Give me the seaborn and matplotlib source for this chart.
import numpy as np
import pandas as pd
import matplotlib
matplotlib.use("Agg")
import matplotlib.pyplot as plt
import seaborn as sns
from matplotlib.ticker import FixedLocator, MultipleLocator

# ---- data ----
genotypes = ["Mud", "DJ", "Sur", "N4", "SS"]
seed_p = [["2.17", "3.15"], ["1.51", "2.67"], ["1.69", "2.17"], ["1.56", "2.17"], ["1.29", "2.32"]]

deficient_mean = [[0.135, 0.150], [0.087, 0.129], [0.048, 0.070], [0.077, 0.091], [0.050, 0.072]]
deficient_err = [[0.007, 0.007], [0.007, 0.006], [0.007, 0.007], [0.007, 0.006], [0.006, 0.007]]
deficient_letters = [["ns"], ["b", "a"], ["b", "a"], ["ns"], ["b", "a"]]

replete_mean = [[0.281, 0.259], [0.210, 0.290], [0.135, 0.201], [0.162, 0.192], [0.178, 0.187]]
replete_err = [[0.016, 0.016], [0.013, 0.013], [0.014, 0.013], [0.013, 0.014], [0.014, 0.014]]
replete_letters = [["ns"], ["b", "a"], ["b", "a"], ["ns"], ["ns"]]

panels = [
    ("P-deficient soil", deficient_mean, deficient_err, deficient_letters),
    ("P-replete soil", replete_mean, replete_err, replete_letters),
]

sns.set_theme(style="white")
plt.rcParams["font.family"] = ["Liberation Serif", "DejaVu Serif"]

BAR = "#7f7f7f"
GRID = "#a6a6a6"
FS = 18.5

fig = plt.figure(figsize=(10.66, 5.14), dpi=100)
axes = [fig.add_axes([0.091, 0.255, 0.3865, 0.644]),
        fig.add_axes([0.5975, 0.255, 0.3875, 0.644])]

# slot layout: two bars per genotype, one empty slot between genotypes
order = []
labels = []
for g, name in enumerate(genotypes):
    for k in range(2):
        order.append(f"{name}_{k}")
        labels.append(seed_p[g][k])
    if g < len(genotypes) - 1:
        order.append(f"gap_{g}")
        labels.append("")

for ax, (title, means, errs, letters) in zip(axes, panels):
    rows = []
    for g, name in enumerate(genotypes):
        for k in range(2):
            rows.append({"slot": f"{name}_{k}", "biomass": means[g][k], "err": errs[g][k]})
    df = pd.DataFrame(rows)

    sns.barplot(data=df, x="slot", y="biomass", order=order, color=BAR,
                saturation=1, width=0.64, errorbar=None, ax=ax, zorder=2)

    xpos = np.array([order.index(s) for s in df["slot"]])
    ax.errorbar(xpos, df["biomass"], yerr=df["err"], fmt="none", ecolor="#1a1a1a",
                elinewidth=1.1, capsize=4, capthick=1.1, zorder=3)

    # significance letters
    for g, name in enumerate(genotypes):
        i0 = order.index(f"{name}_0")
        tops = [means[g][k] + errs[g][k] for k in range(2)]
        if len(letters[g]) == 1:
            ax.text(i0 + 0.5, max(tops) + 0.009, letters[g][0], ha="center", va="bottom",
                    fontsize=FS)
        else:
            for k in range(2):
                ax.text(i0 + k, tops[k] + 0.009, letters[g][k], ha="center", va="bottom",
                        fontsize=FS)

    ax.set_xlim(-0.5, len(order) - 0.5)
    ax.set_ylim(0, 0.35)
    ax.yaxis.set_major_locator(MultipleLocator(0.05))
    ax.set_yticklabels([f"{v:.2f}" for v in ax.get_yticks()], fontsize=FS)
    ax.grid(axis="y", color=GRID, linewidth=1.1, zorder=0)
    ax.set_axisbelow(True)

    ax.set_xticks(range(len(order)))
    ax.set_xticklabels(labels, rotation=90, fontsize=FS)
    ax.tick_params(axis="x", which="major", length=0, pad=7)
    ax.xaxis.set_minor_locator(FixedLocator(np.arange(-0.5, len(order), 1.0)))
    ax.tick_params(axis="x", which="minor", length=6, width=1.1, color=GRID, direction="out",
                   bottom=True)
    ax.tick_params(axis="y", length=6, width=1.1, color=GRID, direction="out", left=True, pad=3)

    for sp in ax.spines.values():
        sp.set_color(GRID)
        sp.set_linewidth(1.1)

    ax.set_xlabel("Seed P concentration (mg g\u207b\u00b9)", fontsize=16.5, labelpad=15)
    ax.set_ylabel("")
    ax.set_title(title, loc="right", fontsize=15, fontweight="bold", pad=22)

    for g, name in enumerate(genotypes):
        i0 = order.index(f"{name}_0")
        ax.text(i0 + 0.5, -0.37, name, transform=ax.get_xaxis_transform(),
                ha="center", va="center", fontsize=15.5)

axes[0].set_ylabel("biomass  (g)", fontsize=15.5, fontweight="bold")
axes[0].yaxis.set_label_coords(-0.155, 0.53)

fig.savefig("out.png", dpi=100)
◆ ◆ ◆ ◆
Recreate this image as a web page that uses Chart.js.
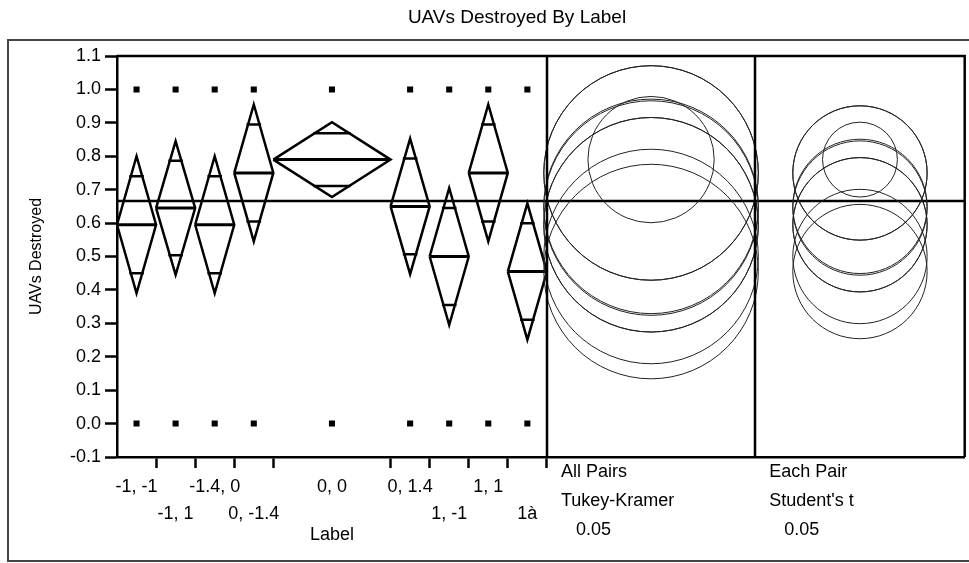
◆ ◆ ◆ ◆
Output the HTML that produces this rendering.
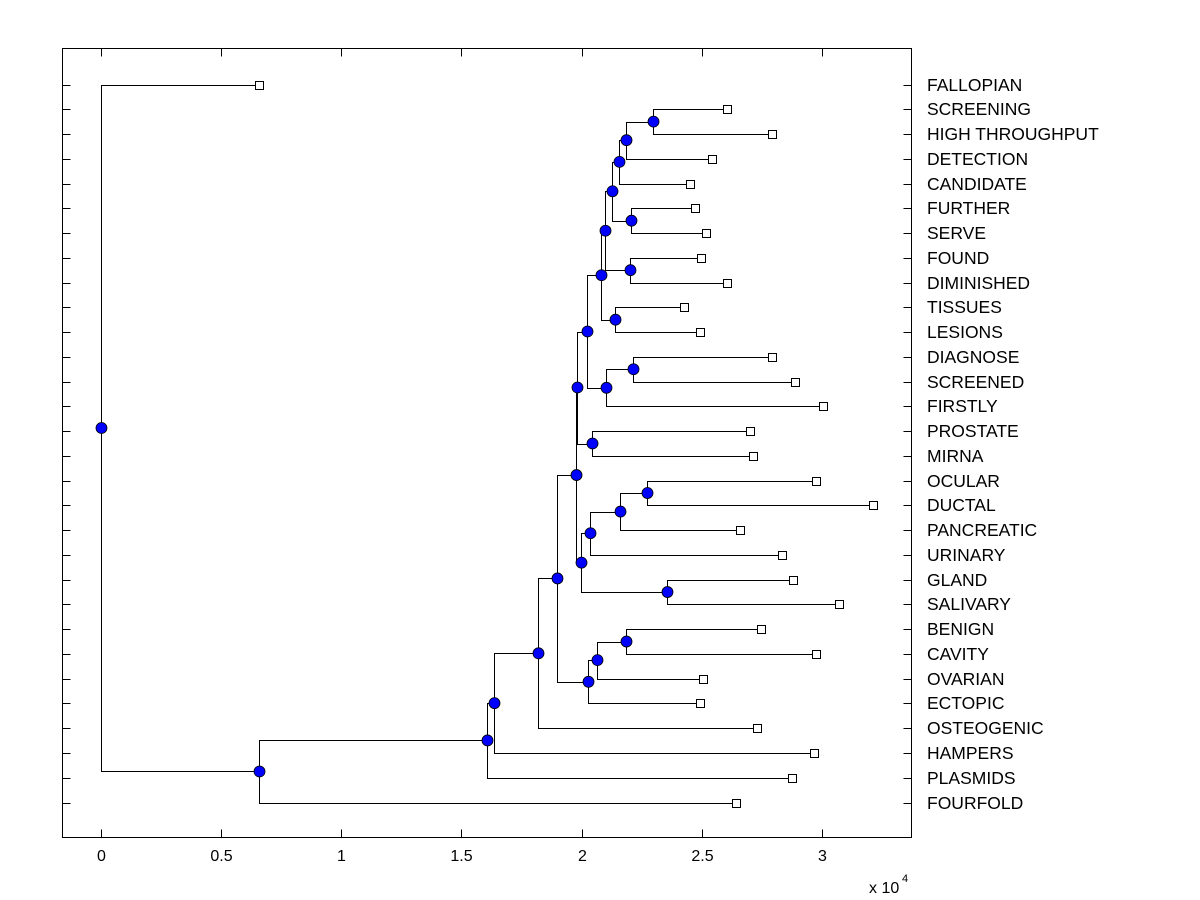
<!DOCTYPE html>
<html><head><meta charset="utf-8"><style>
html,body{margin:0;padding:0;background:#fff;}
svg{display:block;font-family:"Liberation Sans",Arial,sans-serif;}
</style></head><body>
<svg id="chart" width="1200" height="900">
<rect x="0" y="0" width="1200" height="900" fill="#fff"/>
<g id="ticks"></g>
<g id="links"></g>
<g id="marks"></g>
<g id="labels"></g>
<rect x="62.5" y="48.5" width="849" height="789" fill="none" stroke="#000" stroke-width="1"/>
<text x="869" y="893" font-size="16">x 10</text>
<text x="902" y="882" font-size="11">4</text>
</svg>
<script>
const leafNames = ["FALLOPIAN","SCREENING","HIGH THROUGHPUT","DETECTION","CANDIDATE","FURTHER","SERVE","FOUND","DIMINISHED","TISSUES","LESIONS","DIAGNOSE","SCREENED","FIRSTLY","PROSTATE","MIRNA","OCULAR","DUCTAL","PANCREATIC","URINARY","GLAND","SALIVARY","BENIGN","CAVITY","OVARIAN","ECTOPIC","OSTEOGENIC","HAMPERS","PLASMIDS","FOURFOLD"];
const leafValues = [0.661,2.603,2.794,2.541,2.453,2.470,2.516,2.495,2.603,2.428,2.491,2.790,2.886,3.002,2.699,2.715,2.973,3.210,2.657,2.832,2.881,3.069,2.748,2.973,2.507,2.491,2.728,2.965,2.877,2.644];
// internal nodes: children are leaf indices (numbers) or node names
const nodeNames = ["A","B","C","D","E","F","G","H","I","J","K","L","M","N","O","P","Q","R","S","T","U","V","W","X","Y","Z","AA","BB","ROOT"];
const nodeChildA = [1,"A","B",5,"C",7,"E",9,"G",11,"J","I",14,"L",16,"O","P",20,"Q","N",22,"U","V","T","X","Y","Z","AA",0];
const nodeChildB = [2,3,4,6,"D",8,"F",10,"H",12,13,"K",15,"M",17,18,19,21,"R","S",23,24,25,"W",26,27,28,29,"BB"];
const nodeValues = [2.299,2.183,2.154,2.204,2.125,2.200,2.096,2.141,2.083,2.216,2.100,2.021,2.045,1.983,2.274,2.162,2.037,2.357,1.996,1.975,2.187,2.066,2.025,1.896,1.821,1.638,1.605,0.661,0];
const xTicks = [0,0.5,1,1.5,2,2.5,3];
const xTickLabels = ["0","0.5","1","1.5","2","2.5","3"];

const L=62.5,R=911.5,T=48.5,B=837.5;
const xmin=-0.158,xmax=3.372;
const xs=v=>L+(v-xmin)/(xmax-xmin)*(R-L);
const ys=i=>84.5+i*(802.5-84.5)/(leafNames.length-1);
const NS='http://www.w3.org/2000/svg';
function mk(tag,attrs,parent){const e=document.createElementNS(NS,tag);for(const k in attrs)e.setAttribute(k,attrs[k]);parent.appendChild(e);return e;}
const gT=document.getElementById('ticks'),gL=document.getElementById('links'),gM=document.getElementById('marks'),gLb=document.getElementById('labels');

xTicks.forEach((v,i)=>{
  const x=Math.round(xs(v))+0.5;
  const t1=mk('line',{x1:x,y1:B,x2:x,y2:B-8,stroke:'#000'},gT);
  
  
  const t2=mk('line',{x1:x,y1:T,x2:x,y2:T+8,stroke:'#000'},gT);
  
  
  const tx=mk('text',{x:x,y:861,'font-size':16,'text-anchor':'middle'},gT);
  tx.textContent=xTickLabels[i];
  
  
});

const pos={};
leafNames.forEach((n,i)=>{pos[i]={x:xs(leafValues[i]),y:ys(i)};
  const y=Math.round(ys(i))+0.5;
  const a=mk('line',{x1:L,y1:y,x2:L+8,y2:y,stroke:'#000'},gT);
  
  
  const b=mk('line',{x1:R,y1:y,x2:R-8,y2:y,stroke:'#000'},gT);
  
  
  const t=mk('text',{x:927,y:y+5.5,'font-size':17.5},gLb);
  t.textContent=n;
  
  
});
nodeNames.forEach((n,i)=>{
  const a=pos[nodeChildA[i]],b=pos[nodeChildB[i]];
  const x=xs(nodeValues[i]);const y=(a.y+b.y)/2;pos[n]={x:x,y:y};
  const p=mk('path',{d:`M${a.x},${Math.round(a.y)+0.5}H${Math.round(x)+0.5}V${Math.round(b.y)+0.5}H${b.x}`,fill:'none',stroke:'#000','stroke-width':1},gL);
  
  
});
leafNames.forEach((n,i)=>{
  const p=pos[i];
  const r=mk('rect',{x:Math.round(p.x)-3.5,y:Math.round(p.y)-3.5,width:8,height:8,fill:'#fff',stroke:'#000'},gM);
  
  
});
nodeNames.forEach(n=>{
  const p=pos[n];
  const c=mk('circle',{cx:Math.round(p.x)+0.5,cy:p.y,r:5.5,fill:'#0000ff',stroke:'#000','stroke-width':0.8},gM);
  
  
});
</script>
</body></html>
◆ ◆ ◆ ◆
Whenever "seaborn" turns up in a line, pick that line out.

Give me the seaborn and matplotlib source for this chart.
import seaborn as sns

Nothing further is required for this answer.